Listed Crypto Giants Brace for a Harsh Earnings Season as Bitcoin Falters
As the first major reporting week of 2026 begins, companies invested in the onchain economy must finally explain how their balance sheets survived a quarter defined by violent price swings. With Bitcoin currently trading at around $78,000, a significant retreat from its recent peaks, the focus shifts from aspirational social media posts to the brutal reality of Earnings Per Share (EPS) and debt maintenance.
The Strategy of digital debt
Strategy, the top Bitcoin stockpiler, remains the ultimate bellwether for institutional exposure. The numbers for its 5 Feb quarterly report are looking particularly grim. According to the latest average analyst consensus, the firm is expected to report a loss of $19.03 per share (Q3 2025: $8.42 profit). While the company, formerly known as MicroStrategy, holds about 331,200 Bitcoin, the current price of $78,000 means its holdings are valued at roughly $25.8bn. On paper, this is a formidable treasure chest, but it is one built entirely on leverage.
At $78,000, Strategy is still in the black based on the average price of the bitcoins it has acquired, yet the volatility has wiped the massive premium that previously fueled its stock price. Investors can no longer feel that they're making a gain from buying Bitcoin via a corporate proxy; instead, they're buying into a company that must navigate billions in debt obligations while its core asset undergoes a 20% drawdown. If the $78,000 level does not hold, the realization that Strategy is essentially a leveraged bet on Bitcoin with a software company lingering from its pre-crypto years will become impossible to ignore.
Plumbers and miners under pressure
Galaxy Digital, reporting on 3 Feb, faces its own set of hurdles. Despite Mike Novogratz’s attempts to diversify the the firm into data centers and tokenized credit, the average forecasted EPS loss of $0.82 (Q3 2025: $2.28 profit) suggests the firm's trading desk took a significant hit during the late 2025 turbulence. Galaxy has spent millions trying to organize itself as an institutional utility, but when Bitcoin drops to $78,000, the "utility" looks more like a directional hedge fund.
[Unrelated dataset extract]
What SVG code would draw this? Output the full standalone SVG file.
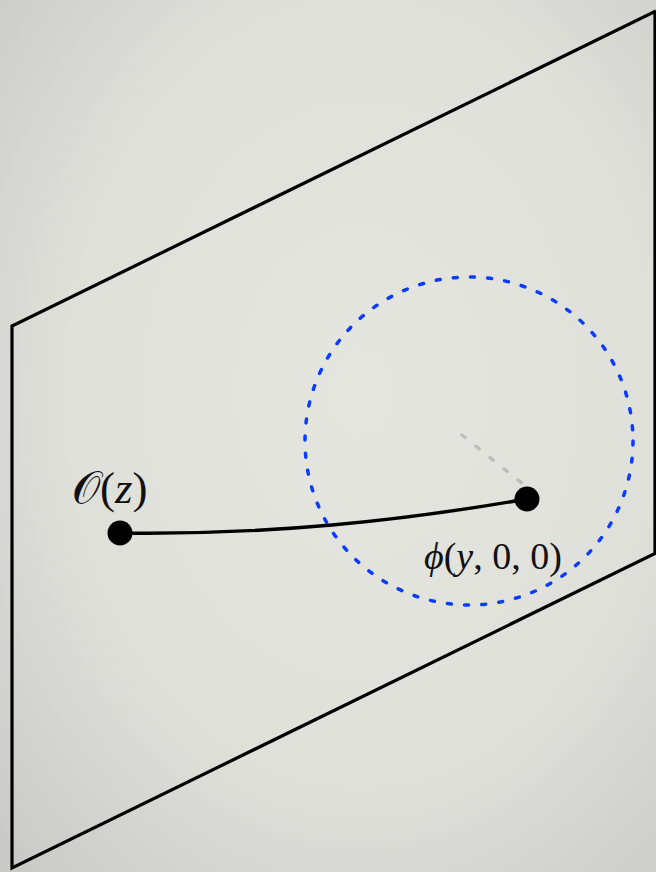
<svg xmlns="http://www.w3.org/2000/svg" width="656" height="872" viewBox="0 0 656 872">
<defs>
<radialGradient id="bg" cx="55%" cy="45%" r="75%">
<stop offset="0" stop-color="#e6e6e1"/>
<stop offset="0.6" stop-color="#e0e0db"/>
<stop offset="1" stop-color="#cacac6"/>
</radialGradient>
<style>
.edge{fill:none;stroke:#000;stroke-width:3.2;stroke-linejoin:miter}
.dot{fill:#000}
.lbl{font-family:"Liberation Serif","DejaVu Serif",serif;fill:#111}
.it{font-style:italic}
</style>
</defs>
<rect width="656" height="872" fill="url(#bg)"/>
<g id="plane">
<path class="edge" d="M656,11 L12,326 L12,868 L656,553 M655,11 L655,553"/>
</g>
<g id="region">
<circle cx="469" cy="441" r="164" fill="none" stroke="#0a3cff" stroke-width="3.5" stroke-linecap="round" stroke-dasharray="4 13.2"/>
</g>
<g id="connectors">
<path d="M462,435 L523,484" fill="none" stroke="#bdbdbd" stroke-width="3.5" stroke-linecap="round" stroke-dasharray="4 14"/>
<path d="M120,533 C270,535 400,521 527,499" fill="none" stroke="#000" stroke-width="3.4"/>
</g>
<g id="node-O">
<circle class="dot" cx="120" cy="533" r="12.5"/>
<text class="lbl" x="72" y="503" font-size="45">𝒪(<tspan font-style="italic">z</tspan>)</text>
</g>
<g id="node-phi">
<circle class="dot" cx="527" cy="499" r="12.5"/>
<text class="lbl" x="424" y="569" font-size="38"><tspan font-style="italic">ϕ</tspan>(<tspan font-style="italic">y</tspan>, 0, 0)</text>
</g>
</svg>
The situation is equally fraught for crypto miners. IREN is expected to report an EPS loss of $0.24 (Q3 2025: $1.08 profit) on Thursday. While the firm has pivoted toward AI infrastructure to stabilize its revenue, its mining margins are being squeezed between high global energy costs and a Bitcoin price that is no longer subsidizing inefficient operations. Meanwhile, exchange operator Bullish is the lone outlier with an average projected EPS of $0.16 (Q3 2025: $0.10 profit), suggesting its institutional derivatives business is managed with more caution than the raw directional bets of its peers.
Low-energy environment
For all four giants, the "Trump trade" sugar-high has worn off after Bitcoin plunged to prices last seen in early April 2025. They are now operating in a macro environment where BTC at $78,000 is the new baseline for survival. If they cannot produce a profit at these levels, the market will rightly query whether their business models are anything more than a complicated way to hold a volatile asset.